Work required: From the listing that follows, output everything exactly except the pictures.

Source data:
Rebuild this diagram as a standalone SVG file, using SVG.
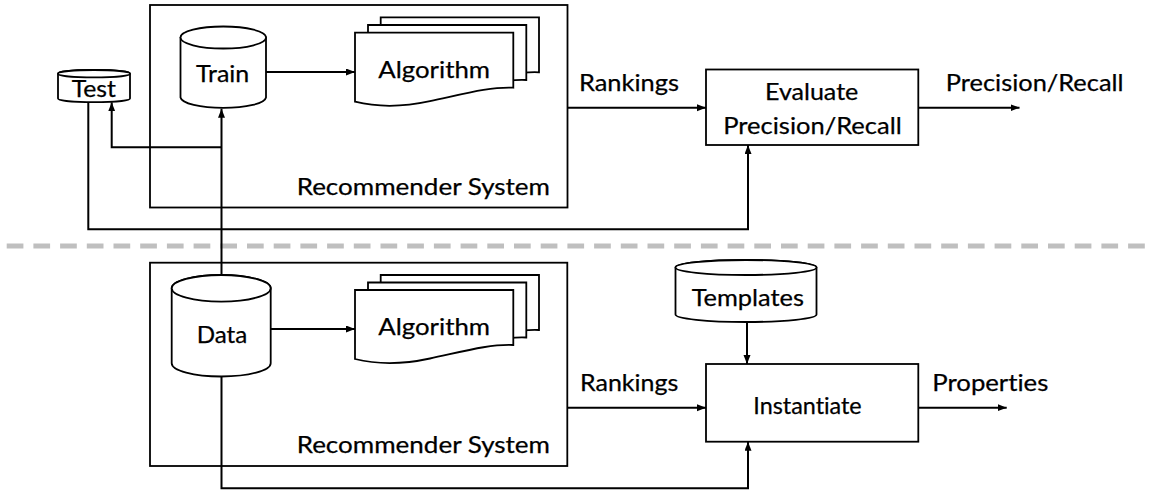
<svg xmlns="http://www.w3.org/2000/svg" width="1153" height="491" viewBox="0 0 1153 491">
<style>
  .shape { fill: #fff; stroke: #000; stroke-width: 1.8; }
  .conn { fill: none; stroke: #000; stroke-width: 2; marker-end: url(#arrow); }
  text { font-family: Lato, "Liberation Sans", sans-serif; font-size: 24px; fill: #000; stroke: #000; stroke-width: 0.25; font-variant-ligatures: none; }
  .sep { stroke: #BFBFBF; stroke-width: 4.8; stroke-dasharray: 16.7 10; }
</style>
<defs>
  <marker id="arrow" markerUnits="userSpaceOnUse" markerWidth="10" markerHeight="8" refX="9" refY="3.5" orient="auto">
    <path d="M0,0 L9,3.5 L0,7 Z" fill="#000"/>
  </marker>
  <path id="doc" d="M0,0 H158.3 V55 C135,54 110,61 75,68.5 C45,75 20,74 0,69 Z"/>
</defs>

<line class="sep" x1="6.7" y1="246" x2="1153" y2="246"/>

<g id="rs-top">
  <rect class="shape" x="150" y="5" width="417.5" height="202.5"/>
  <text x="296.7" y="194.5" textLength="253.3" lengthAdjust="spacingAndGlyphs">Recommender System</text>
</g>
<g id="rs-bottom">
  <rect class="shape" x="150" y="262.7" width="417.3" height="203.3"/>
  <text x="296.7" y="453" textLength="253.3" lengthAdjust="spacingAndGlyphs">Recommender System</text>
</g>

<g id="test">
  <path class="shape" d="M58,73.7 V98.5 A36,3.7 0 0 0 130,98.5 V73.7 A36,3.7 0 0 0 58,73.7 Z"/>
  <ellipse class="shape" cx="94" cy="73.7" rx="36" ry="3.7"/>
  <text x="71.7" y="96.5" textLength="44.3" lengthAdjust="spacingAndGlyphs">Test</text>
</g>

<g id="train">
  <path class="shape" d="M180.5,37.5 V97.5 A42.8,11 0 0 0 266,97.5 V37.5 A42.8,11 0 0 0 180.5,37.5 Z"/>
  <ellipse class="shape" cx="223.3" cy="37.5" rx="42.8" ry="11"/>
  <text x="196" y="82" textLength="53.3" lengthAdjust="spacingAndGlyphs">Train</text>
</g>

<g id="algorithm-top">
  <use href="#doc" class="shape" x="380.7" y="17.3"/>
  <use href="#doc" class="shape" x="368" y="25"/>
  <use href="#doc" class="shape" x="355" y="32.7"/>
  <text x="378.3" y="77.5" textLength="111.7" lengthAdjust="spacingAndGlyphs">Algorithm</text>
</g>

<g id="evaluate">
  <rect class="shape" x="706" y="69.5" width="212.3" height="75.5"/>
  <text x="765" y="100" textLength="93.3" lengthAdjust="spacingAndGlyphs">Evaluate</text>
  <text x="723.3" y="133.5" textLength="178.4" lengthAdjust="spacingAndGlyphs">Precision/Recall</text>
</g>

<g id="data">
  <path class="shape" d="M171.7,288.3 V363.2 A49.5,13.3 0 0 0 270.7,363.2 V288.3 A49.5,13.3 0 0 0 171.7,288.3 Z"/>
  <ellipse class="shape" cx="221.2" cy="288.3" rx="49.5" ry="13.3"/>
  <text x="196.7" y="342.5" textLength="50.6" lengthAdjust="spacingAndGlyphs">Data</text>
</g>

<g id="algorithm-bottom">
  <use href="#doc" class="shape" x="380.7" y="275"/>
  <use href="#doc" class="shape" x="368" y="282.5"/>
  <use href="#doc" class="shape" x="355" y="290"/>
  <text x="378.3" y="334.5" textLength="111.7" lengthAdjust="spacingAndGlyphs">Algorithm</text>
</g>

<g id="templates">
  <path class="shape" d="M675.5,267.5 V314.5 A70.5,7.5 0 0 0 816.5,314.5 V267.5 A70.5,7.5 0 0 0 675.5,267.5 Z"/>
  <ellipse class="shape" cx="746" cy="267.5" rx="70.5" ry="7.5"/>
  <text x="691.7" y="305.5" textLength="112.3" lengthAdjust="spacingAndGlyphs">Templates</text>
</g>

<g id="instantiate">
  <rect class="shape" x="706" y="364" width="212.3" height="77.7"/>
  <text x="753.3" y="414" textLength="108.4" lengthAdjust="spacingAndGlyphs">Instantiate</text>
</g>

<g id="labels">
  <text x="579" y="91" textLength="100" lengthAdjust="spacingAndGlyphs">Rankings</text>
  <text x="945.8" y="91" textLength="177.7" lengthAdjust="spacingAndGlyphs">Precision/Recall</text>
  <text x="580" y="391" textLength="98.3" lengthAdjust="spacingAndGlyphs">Rankings</text>
  <text x="932.3" y="391" textLength="116" lengthAdjust="spacingAndGlyphs">Properties</text>
</g>

<g id="connectors">
  <path class="conn" d="M266,72 H355"/>
  <path class="conn" d="M567.5,107.7 H706"/>
  <path class="conn" d="M918.3,107.7 H1019.5"/>
  <path class="conn" d="M221.5,275 V108.7"/>
  <path class="conn" d="M221.5,147.3 H111.7 V102.3"/>
  <path class="conn" d="M88.3,102.3 V229.3 H748 V145"/>
  <path class="conn" d="M270.7,329 H355"/>
  <path class="conn" d="M567.3,407.7 H706"/>
  <path class="conn" d="M918.3,407.7 H1006.7"/>
  <path class="conn" d="M747,322 V364"/>
  <path class="conn" d="M221.5,376.5 V488.3 H748 V441.7"/>
</g>
</svg>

Expected answer:
Rebuild this diagram as a standalone SVG file, using SVG.
<svg xmlns="http://www.w3.org/2000/svg" width="1153" height="491" viewBox="0 0 1153 491">
<style>
  .shape { fill: #fff; stroke: #000; stroke-width: 1.8; }
  .conn { fill: none; stroke: #000; stroke-width: 2; marker-end: url(#arrow); }
  text { font-family: Lato, "Liberation Sans", sans-serif; font-size: 24px; fill: #000; stroke: #000; stroke-width: 0.25; font-variant-ligatures: none; }
  .sep { stroke: #BFBFBF; stroke-width: 4.8; stroke-dasharray: 16.7 10; }
</style>
<defs>
  <marker id="arrow" markerUnits="userSpaceOnUse" markerWidth="10" markerHeight="8" refX="9" refY="3.5" orient="auto">
    <path d="M0,0 L9,3.5 L0,7 Z" fill="#000"/>
  </marker>
  <path id="doc" d="M0,0 H158.3 V55 C135,54 110,61 75,68.5 C45,75 20,74 0,69 Z"/>
</defs>

<line class="sep" x1="6.7" y1="246" x2="1153" y2="246"/>

<g id="rs-top">
  <rect class="shape" x="150" y="5" width="417.5" height="202.5"/>
  <text x="296.7" y="194.5" textLength="253.3" lengthAdjust="spacingAndGlyphs">Recommender System</text>
</g>
<g id="rs-bottom">
  <rect class="shape" x="150" y="262.7" width="417.3" height="203.3"/>
  <text x="296.7" y="453" textLength="253.3" lengthAdjust="spacingAndGlyphs">Recommender System</text>
</g>

<g id="test">
  <path class="shape" d="M58,73.7 V98.5 A36,3.7 0 0 0 130,98.5 V73.7 A36,3.7 0 0 0 58,73.7 Z"/>
  <ellipse class="shape" cx="94" cy="73.7" rx="36" ry="3.7"/>
  <text x="71.7" y="96.5" textLength="44.3" lengthAdjust="spacingAndGlyphs">Test</text>
</g>

<g id="train">
  <path class="shape" d="M180.5,37.5 V97.5 A42.8,11 0 0 0 266,97.5 V37.5 A42.8,11 0 0 0 180.5,37.5 Z"/>
  <ellipse class="shape" cx="223.3" cy="37.5" rx="42.8" ry="11"/>
  <text x="196" y="82" textLength="53.3" lengthAdjust="spacingAndGlyphs">Train</text>
</g>

<g id="algorithm-top">
  <use href="#doc" class="shape" x="380.7" y="17.3"/>
  <use href="#doc" class="shape" x="368" y="25"/>
  <use href="#doc" class="shape" x="355" y="32.7"/>
  <text x="378.3" y="77.5" textLength="111.7" lengthAdjust="spacingAndGlyphs">Algorithm</text>
</g>

<g id="evaluate">
  <rect class="shape" x="706" y="69.5" width="212.3" height="75.5"/>
  <text x="765" y="100" textLength="93.3" lengthAdjust="spacingAndGlyphs">Evaluate</text>
  <text x="723.3" y="133.5" textLength="178.4" lengthAdjust="spacingAndGlyphs">Precision/Recall</text>
</g>

<g id="data">
  <path class="shape" d="M171.7,288.3 V363.2 A49.5,13.3 0 0 0 270.7,363.2 V288.3 A49.5,13.3 0 0 0 171.7,288.3 Z"/>
  <ellipse class="shape" cx="221.2" cy="288.3" rx="49.5" ry="13.3"/>
  <text x="196.7" y="342.5" textLength="50.6" lengthAdjust="spacingAndGlyphs">Data</text>
</g>

<g id="algorithm-bottom">
  <use href="#doc" class="shape" x="380.7" y="275"/>
  <use href="#doc" class="shape" x="368" y="282.5"/>
  <use href="#doc" class="shape" x="355" y="290"/>
  <text x="378.3" y="334.5" textLength="111.7" lengthAdjust="spacingAndGlyphs">Algorithm</text>
</g>

<g id="templates">
  <path class="shape" d="M675.5,267.5 V314.5 A70.5,7.5 0 0 0 816.5,314.5 V267.5 A70.5,7.5 0 0 0 675.5,267.5 Z"/>
  <ellipse class="shape" cx="746" cy="267.5" rx="70.5" ry="7.5"/>
  <text x="691.7" y="305.5" textLength="112.3" lengthAdjust="spacingAndGlyphs">Templates</text>
</g>

<g id="instantiate">
  <rect class="shape" x="706" y="364" width="212.3" height="77.7"/>
  <text x="753.3" y="414" textLength="108.4" lengthAdjust="spacingAndGlyphs">Instantiate</text>
</g>

<g id="labels">
  <text x="579" y="91" textLength="100" lengthAdjust="spacingAndGlyphs">Rankings</text>
  <text x="945.8" y="91" textLength="177.7" lengthAdjust="spacingAndGlyphs">Precision/Recall</text>
  <text x="580" y="391" textLength="98.3" lengthAdjust="spacingAndGlyphs">Rankings</text>
  <text x="932.3" y="391" textLength="116" lengthAdjust="spacingAndGlyphs">Properties</text>
</g>

<g id="connectors">
  <path class="conn" d="M266,72 H355"/>
  <path class="conn" d="M567.5,107.7 H706"/>
  <path class="conn" d="M918.3,107.7 H1019.5"/>
  <path class="conn" d="M221.5,275 V108.7"/>
  <path class="conn" d="M221.5,147.3 H111.7 V102.3"/>
  <path class="conn" d="M88.3,102.3 V229.3 H748 V145"/>
  <path class="conn" d="M270.7,329 H355"/>
  <path class="conn" d="M567.3,407.7 H706"/>
  <path class="conn" d="M918.3,407.7 H1006.7"/>
  <path class="conn" d="M747,322 V364"/>
  <path class="conn" d="M221.5,376.5 V488.3 H748 V441.7"/>
</g>
</svg>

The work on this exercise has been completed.